A sala ou fora dela

Ele entrou na sala como quem atravessa uma porta sem saber muito bem o que espera do outro lado, mas sem dúvida esperando que o lado de dentro fosse seu por direito. Não tinha 60 anos, nem qualquer deficiência, exceto a mais disfarçada de todas: a incapacidade de ver o outro. E os que estavam ali, naquele espaço abafado e dilacerado pela espera, eram sombras de si mesmos, como se o tempo tivesse parado para todos, menos para ele.

Quem estava na fila, já exaurido pela lentidão da vida, viu-se de repente no papel de réu, como se o simples ato de esperar fosse a transgressão. A lógica, agora irreconhecível, parecia ter se tornado uma traição.
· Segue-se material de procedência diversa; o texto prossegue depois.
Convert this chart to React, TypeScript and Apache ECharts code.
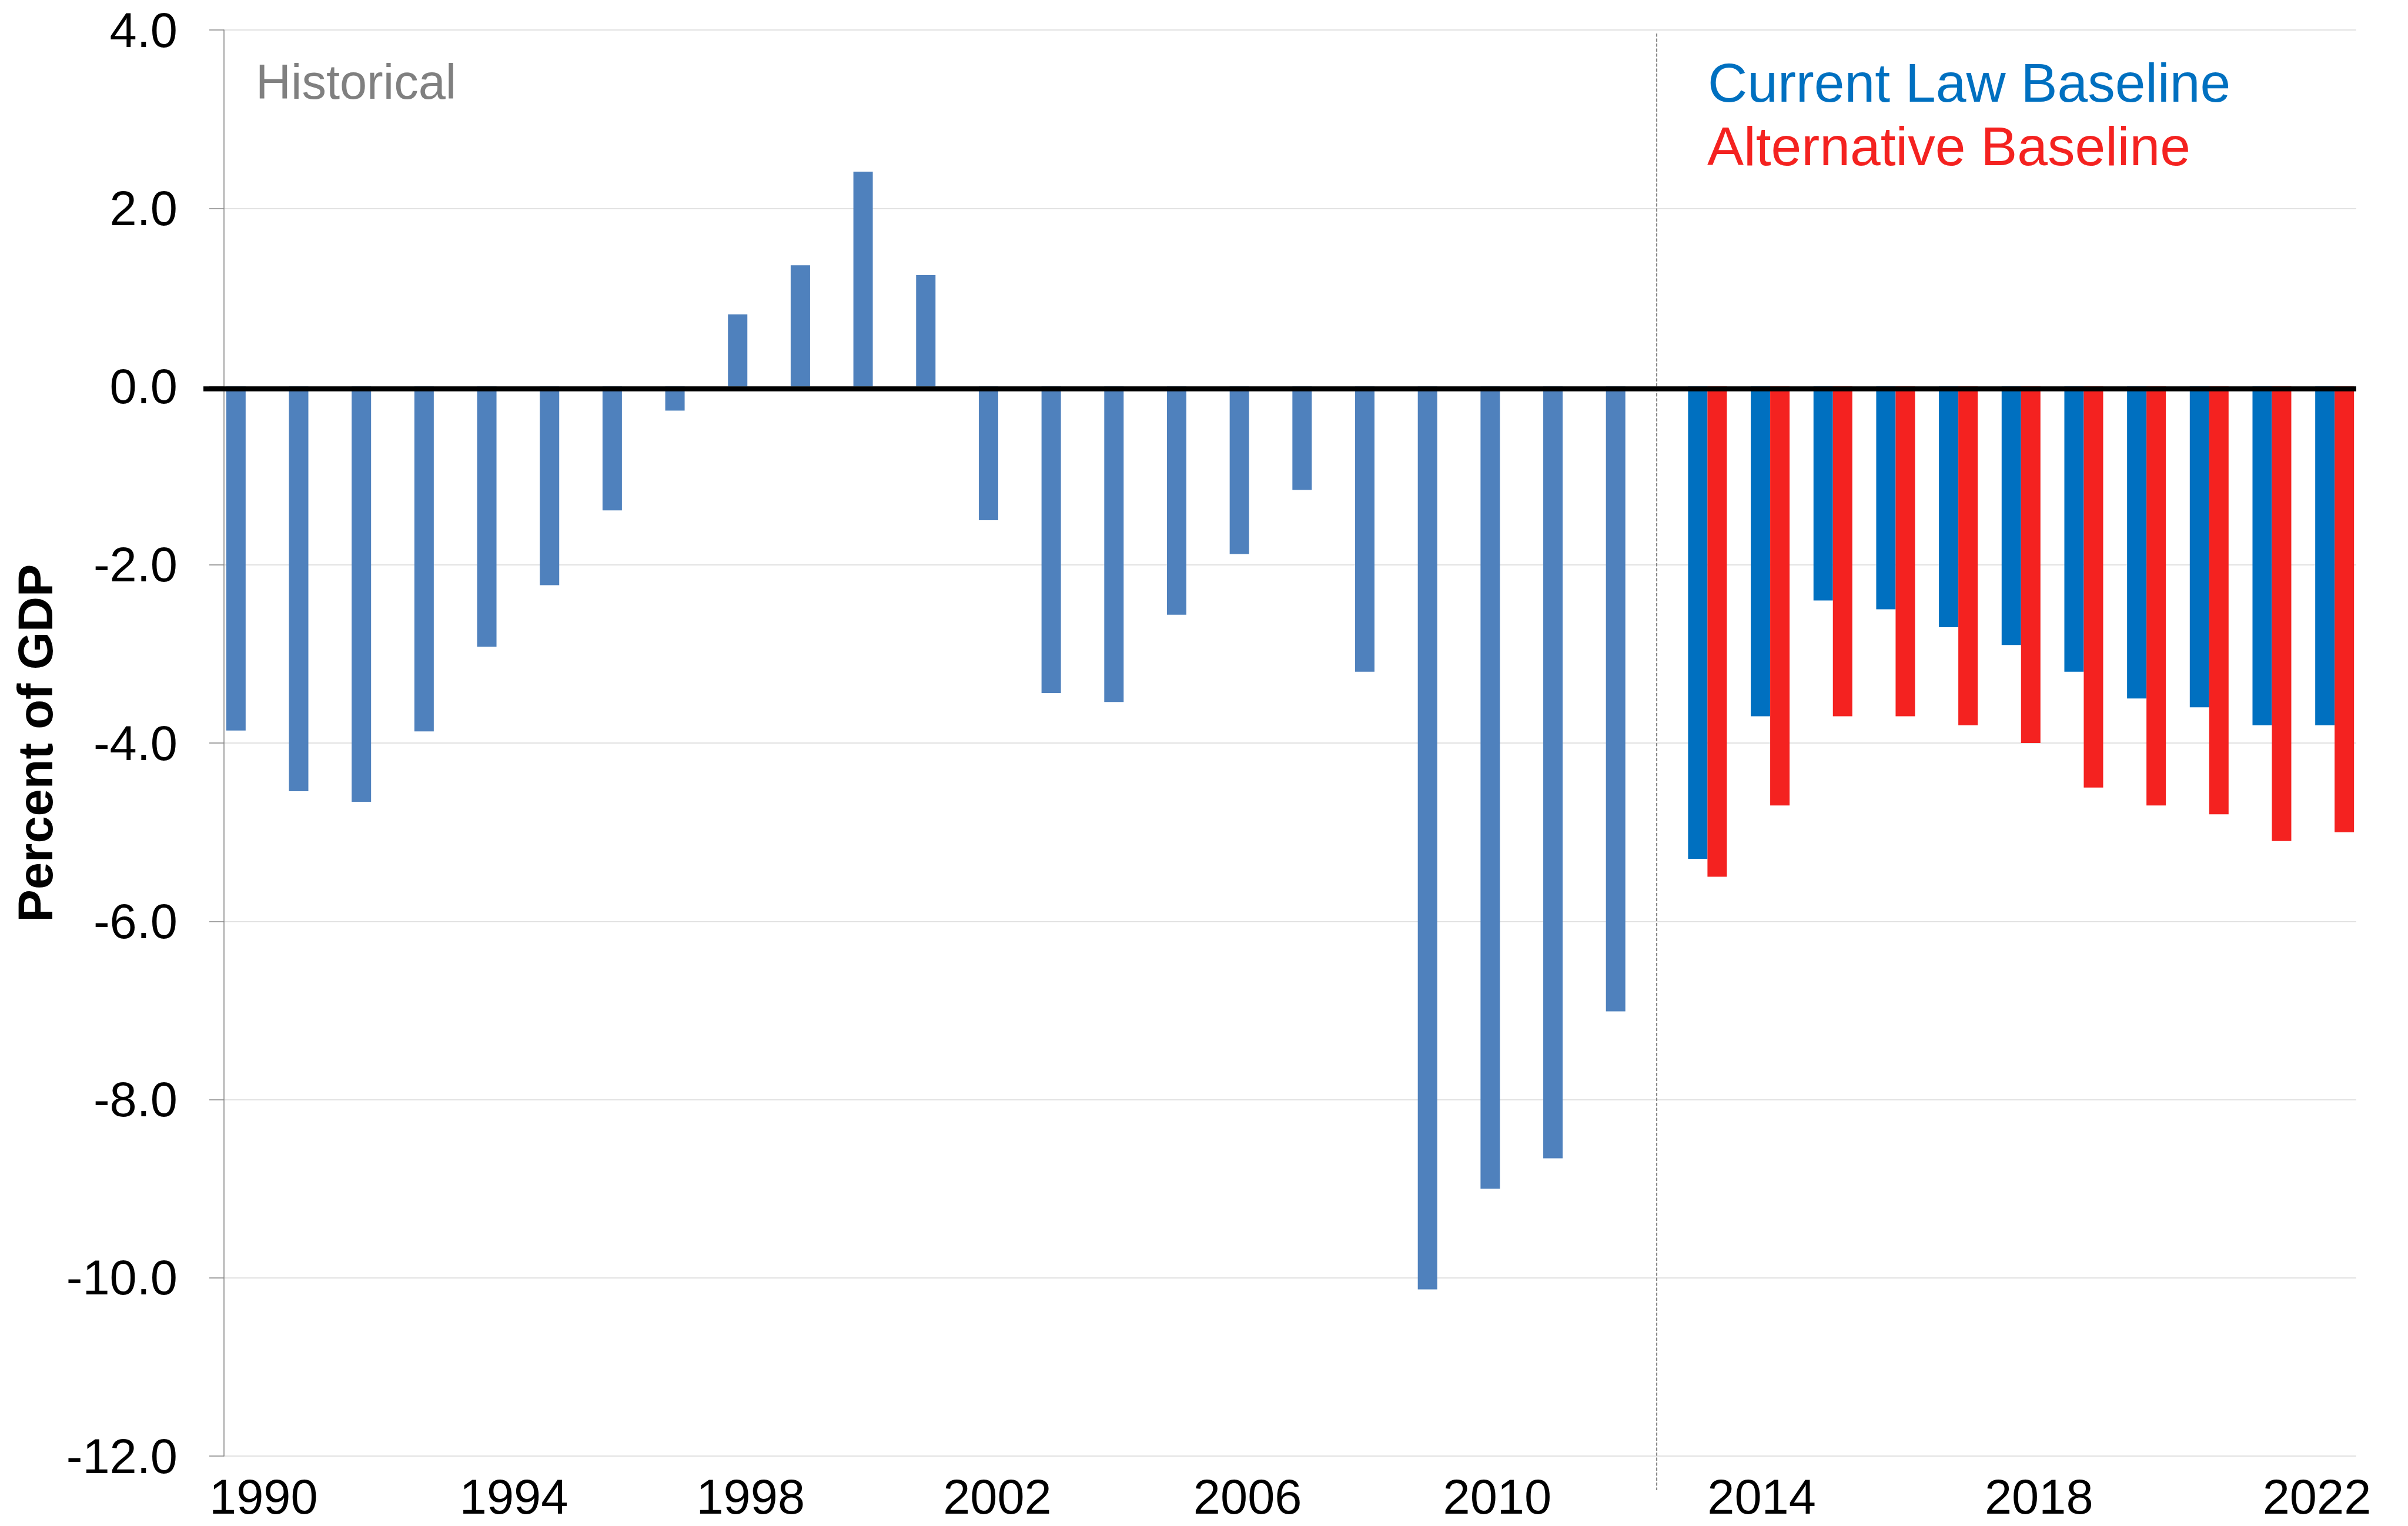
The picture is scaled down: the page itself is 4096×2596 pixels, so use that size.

A sala, que antes era um ambiente confortável, transformou-se em um tribunal onde as vítimas também eram os algozes, e o privilégio se impunha como uma sentença irrevogável. O mais absurdo de tudo, no entanto, era que ninguém parecia notar a falência da justiça. A fila, agora, carregava a culpa de algo que jamais cometeu, e os que observavam, cansados da rotina, aceitavam essa inversão com uma resignação perturbadora, como se a própria natureza das coisas fosse uma prisão sem muros.

E, como em um pesadelo sem solução, a indignação perdeu o sentido. O simples ato de se revoltar só fazia reforçar o erro. O privilégio continuava a fluir com uma naturalidade desconcertante, enquanto os outros, imersos na espera e no absurdo, se tornavam mais partes da paisagem do que protagonistas de suas próprias vidas.